Turkeys were once worshipped as Gods.
Turkeys are pretty much only popular when it comes to serving them on kitchen tables during Thanksgiving. But in 300 B.C., turkeys were viewed by the Maya as vessels of the gods and honored as such. The birds were domesticated to play a role in religious ceremonies. Turkeys were even coveted symbols of power and prestige. They were owned by the rich and powerful in society.
The first vending machines sold holy water.
Most of us assume vending machines are a relatively modern invention, but the earliest reference to the vending machine was in the first century in the city of Alexandria. But back then they weren’t buying potato chips or soda- they were buying holy water! His machine accepted a coin and then dispensed holy water. When the coin was inserted into the machine it fell on a pan attached to a lever. The lever would pull a cork out of a spigot and the machine would dispense the water.

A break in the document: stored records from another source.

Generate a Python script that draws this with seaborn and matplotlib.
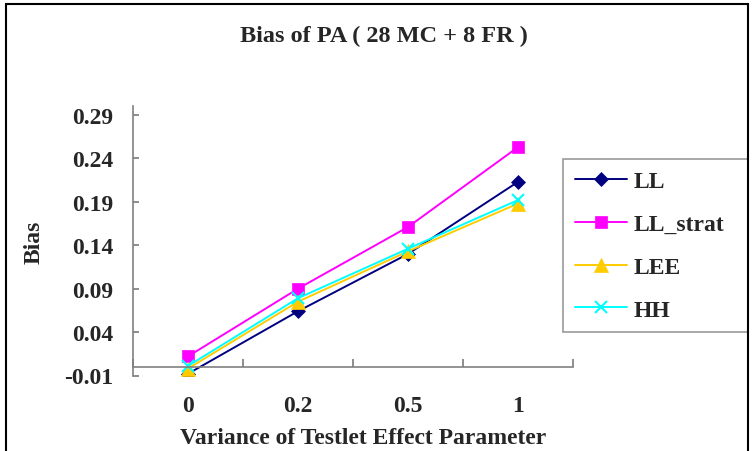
import seaborn as sns
import matplotlib.pyplot as plt
from matplotlib.patches import Rectangle

# Bias of PA for each estimation method across testlet effect variance
variance = ["0", "0.2", "0.5", "1"]
ll = [-0.008, 0.064, 0.130, 0.213]
ll_strat = [0.012, 0.090, 0.161, 0.253]
lee = [-0.002, 0.075, 0.133, 0.188]
hh = [0.001, 0.079, 0.136, 0.192]

sns.set_theme(style="white")
plt.rcParams["font.family"] = ["Liberation Serif", "DejaVu Serif"]
plt.rcParams["font.weight"] = "bold"

fig = plt.figure(figsize=(7.52, 4.52), dpi=100)
ax = fig.add_axes([133 / 752, 1 - 376.5 / 452, 440 / 752, 269.2 / 452])

series = [
    ("LL", ll, "#000080", "D", 7.5),
    ("LL_strat", ll_strat, "#FF00FF", "s", 8.5),
    ("LEE", lee, "#FFCC00", "^", 9.5),
    ("HH", hh, "#00FFFF", "x", 9),
]
for name, vals, col, mk, ms in series:
    sns.lineplot(x=variance, y=vals, ax=ax, color=col, marker=mk, markersize=ms,
                 markeredgecolor=col, markeredgewidth=1.5 if mk == "x" else 0.5,
                 linewidth=1.4, label=name, sort=False)

ax.set_xlim(-0.5, 3.5)
ax.set_ylim(-0.01, 0.30)
ax.set_yticks([-0.01, 0.04, 0.09, 0.14, 0.19, 0.24, 0.29])
ax.set_yticklabels(["-0.01", "0.04", "0.09", "0.14", "0.19", "0.24", "0.29"])
ax.set_xticks([-0.5, 0.5, 1.5, 2.5, 3.5], minor=False)
ax.set_xticklabels([])
ax.set_xticks([0, 1, 2, 3], minor=True)
ax.set_xticklabels(variance, minor=True)

for s in ["top", "right"]:
    ax.spines[s].set_visible(False)
for s in ["left", "bottom"]:
    ax.spines[s].set_color("#808080")
    ax.spines[s].set_linewidth(1.2)
ax.spines["bottom"].set_position(("data", 0))

fs = 17
ax.tick_params(axis="y", which="major", direction="in", length=4, color="#808080",
               pad=14, labelsize=fs, left=True)
ax.tick_params(axis="x", which="major", direction="in", length=6, color="#808080",
               bottom=True)
ax.tick_params(axis="x", which="minor", length=0, pad=20, labelsize=fs, bottom=True)
for lab in ax.get_xticklabels(minor=True) + ax.get_yticklabels():
    lab.set_fontweight("bold")

ax.set_xlabel("Variance of Testlet Effect Parameter", fontsize=fs, fontweight="bold")
ax.xaxis.set_label_coords(0.523, -0.19)
ax.set_ylabel("Bias", fontsize=fs, fontweight="bold")
ax.yaxis.set_label_coords(-0.2, 0.5)

fig.suptitle("Bias of PA ( 28 MC + 8 FR )", x=384 / 752, y=1 - 26 / 452,
             va="top", fontsize=17.5, fontweight="bold")

leg = ax.legend(loc="upper left",
                bbox_to_anchor=(563 / 752, 1 - 335 / 452, 185 / 752, 175 / 452),
                bbox_transform=fig.transFigure, mode="expand", frameon=True,
                fancybox=False, shadow=False, borderaxespad=0, borderpad=0.5,
                labelspacing=0.9, handlelength=2.2, handletextpad=0.3,
                prop={"size": fs, "weight": "bold"})
leg.get_frame().set_edgecolor("#808080")
leg.get_frame().set_linewidth(1.2)

fig.patches.append(Rectangle((6 / 752, -0.05), 742 / 752, 1.05 - 5 / 452,
                             transform=fig.transFigure, fill=False,
                             edgecolor="black", linewidth=1.5))

fig.savefig("out.png", dpi=100)
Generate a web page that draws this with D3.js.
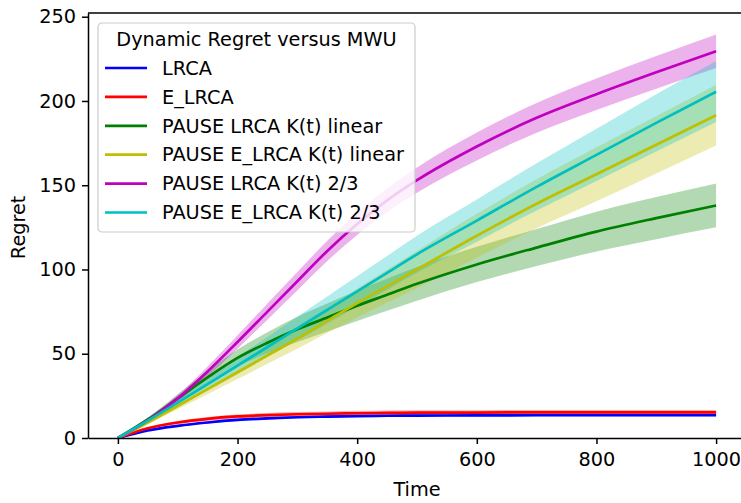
<!DOCTYPE html>
<html>
<head>
<meta charset="utf-8">
<script src="https://cdn.jsdelivr.net/npm/d3@7"></script>
<style>
  body { margin: 0; background: #fff; }
  text { font-family: "DejaVu Sans", sans-serif; fill: #000; }
</style>
</head>
<body>
<div id="chart"></div>
<script>
const WIDTH = 741, HEIGHT = 503;
const MARGIN = { left: 88, right: -5, top: 13, bottom: 65 };
const FONT = 19.3;

// time steps
const times = [0, 50, 100, 150, 200, 250, 300, 350, 400, 450, 500, 600, 700, 800, 900, 1000];

const lrca      = [0, 4.5, 7.2, 9.2, 10.7, 11.6, 12.3, 12.7, 13.0, 13.2, 13.3, 13.4, 13.5, 13.5, 13.5, 13.5];
const lrcaSd    = [0, 0.4, 0.5, 0.6, 0.6, 0.6, 0.6, 0.6, 0.6, 0.6, 0.6, 0.6, 0.6, 0.6, 0.6, 0.6];
const eLrca     = [0, 5.8, 9.2, 11.4, 12.8, 13.6, 14.1, 14.4, 14.7, 14.9, 15.0, 15.1, 15.2, 15.2, 15.2, 15.2];
const eLrcaSd   = [0, 0.6, 0.9, 1.1, 1.2, 1.3, 1.3, 1.3, 1.4, 1.4, 1.4, 1.4, 1.4, 1.4, 1.4, 1.4];
const pLin      = [0, 11, 23.5, 36, 47.5, 56.5, 64.5, 71.5, 78.5, 85, 91.5, 103, 113, 122.5, 130.5, 138];
const pLinSd    = [0, 1.2, 2.5, 3.8, 5, 6.2, 7.5, 8.3, 9, 9.5, 10, 10.5, 11, 11.8, 12.5, 13];
const pELin     = [0, 9.2, 19, 29, 39, 49, 59, 69.5, 80, 90, 100, 120, 139, 156.5, 174, 191.5];
const pELinSd   = [0, 1, 2, 3, 4, 5, 6, 7.2, 8.5, 9.8, 11, 13, 14.5, 16, 17, 18];
const p23       = [0, 10.5, 23.5, 39.5, 57, 75, 93, 111, 127, 141, 153, 173, 190, 204, 217, 229.5];
const p23Sd     = [0, 1, 2, 3, 4, 4.8, 5.5, 6, 6.5, 7, 7.5, 8.3, 8.8, 9.3, 9.7, 10];
const pE23      = [0, 10.3, 21, 32, 43, 54, 65, 76, 87, 98, 109, 129, 149, 168, 187, 205.5];
const pE23Sd    = [0, 1.2, 2.5, 3.8, 5, 6, 7, 8, 9, 10, 11, 12.5, 14, 15.5, 17, 18];

const seriesNames = ["LRCA", "E_LRCA", "PAUSE LRCA K(t) linear", "PAUSE E_LRCA K(t) linear",
                     "PAUSE LRCA K(t) 2/3", "PAUSE E_LRCA K(t) 2/3"];
const seriesColors = ["#0000ff", "#ff0000", "#008000", "#bfbf00", "#bf00bf", "#00bfbf"];
const seriesValues = [lrca, eLrca, pLin, pELin, p23, pE23];
const seriesSpread = [lrcaSd, eLrcaSd, pLinSd, pELinSd, p23Sd, pE23Sd];

const xTicks = [0, 200, 400, 600, 800, 1000];
const yTicks = [0, 50, 100, 150, 200, 250];

const PLOT_W = WIDTH - MARGIN.left - MARGIN.right;
const PLOT_H = HEIGHT - MARGIN.top - MARGIN.bottom;

setup();

function setup() {
    const svg = d3.select("#chart").append("svg")
      .attr("width", WIDTH)
      .attr("height", HEIGHT);
    svg.append("rect").attr("width", "100%").attr("height", "100%").attr("fill", "#fff");

    const xScale = d3.scaleLinear().domain([-50, 1050]).range([0, PLOT_W]);
    const yScale = d3.scaleLinear().domain([0, 252.2]).range([PLOT_H, 0]);

    const g = svg.append("g").attr("transform", `translate(${MARGIN.left},${MARGIN.top})`);

    const data = seriesValues.map((vals, i) =>
        times.map((t, j) => ({ t: t, v: vals[j], s: seriesSpread[i][j] })));

    // bands first (matplotlib draws fills below lines)
    data.forEach((pts, i) => {
        g.append("path")
          .datum(pts)
          .attr("fill", seriesColors[i])
          .attr("fill-opacity", 0.3)
          .attr("d", d3.area()
            .x(d => xScale(d.t))
            .y0(d => yScale(d.v - d.s))
            .y1(d => yScale(d.v + d.s))
            .curve(d3.curveMonotoneX));
    });
    data.forEach((pts, i) => {
        g.append("path")
          .datum(pts)
          .attr("fill", "none")
          .attr("stroke", seriesColors[i])
          .attr("stroke-width", 2.7)
          .attr("d", d3.line()
            .x(d => xScale(d.t))
            .y(d => yScale(d.v))
            .curve(d3.curveMonotoneX));
    });

    // axes
    const xAxis = g.append("g")
      .attr("transform", `translate(0,${PLOT_H})`)
      .call(d3.axisBottom(xScale).tickValues(xTicks).tickFormat(d3.format("d"))
        .tickSize(6).tickPadding(8).tickSizeOuter(0));
    const yAxis = g.append("g")
      .call(d3.axisLeft(yScale).tickValues(yTicks).tickFormat(d3.format("d"))
        .tickSize(6).tickPadding(6).tickSizeOuter(0));
    [xAxis, yAxis].forEach(a => {
        a.selectAll("path").attr("stroke", "#000").attr("stroke-width", 1.5);
        a.selectAll("line").attr("stroke", "#000").attr("stroke-width", 1.5);
        a.selectAll("text").attr("font-size", FONT).attr("font-family", "DejaVu Sans");
    });
    // top spine
    g.append("line").attr("x1", 0).attr("x2", PLOT_W).attr("y1", 0).attr("y2", 0)
      .attr("stroke", "#000").attr("stroke-width", 1.5);

    svg.append("text")
      .attr("x", MARGIN.left + xScale(500)).attr("y", 496)
      .attr("text-anchor", "middle").attr("font-size", FONT).text("Time");
    svg.append("text")
      .attr("transform", `translate(25,${MARGIN.top + yScale(125)}) rotate(-90)`)
      .attr("text-anchor", "middle").attr("font-size", FONT).text("Regret");

    // legend
    const legend = svg.append("g").attr("transform", "translate(98,23)");
    legend.append("rect")
      .attr("width", 317).attr("height", 209).attr("rx", 4)
      .attr("fill", "#fff").attr("fill-opacity", 0.8)
      .attr("stroke", "#cccccc").attr("stroke-width", 1.2);
    legend.append("text")
      .attr("x", 158.5).attr("y", 23).attr("text-anchor", "middle")
      .attr("font-size", FONT).text("Dynamic Regret versus MWU");
    seriesNames.forEach((name, i) => {
        const y = 45 + i * 28.9;
        legend.append("line")
          .attr("x1", 7).attr("x2", 49).attr("y1", y).attr("y2", y)
          .attr("stroke", seriesColors[i]).attr("stroke-width", 2.7);
        legend.append("text")
          .attr("x", 64).attr("y", y).attr("dy", "0.35em")
          .attr("font-size", FONT).text(name);
    });
}
</script>
</body>
</html>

All British tanks are equipped with tea-making facilities.
In 1944, a German tank ambushed almost thirty armored British vehicles in 15 minutes while the crew was having a tea break. This attack made the British realize that if they could make tea on the go, then they wouldn’t be susceptible to being caught by the enemy. After this incident, the next British designed battle tank, the Centurion, came equipped with a boiler fitted to the interior so the crew would never be without a cup of tea!
Fox Tossing was once a popular sport.
Fox tossing was a popular sport/pastime among Europe’s aristocracy during the 17th and 18th centuries. A person or couple would throw a fox as far and as high as they could. We’re just relieved that this sport is a relic of the past.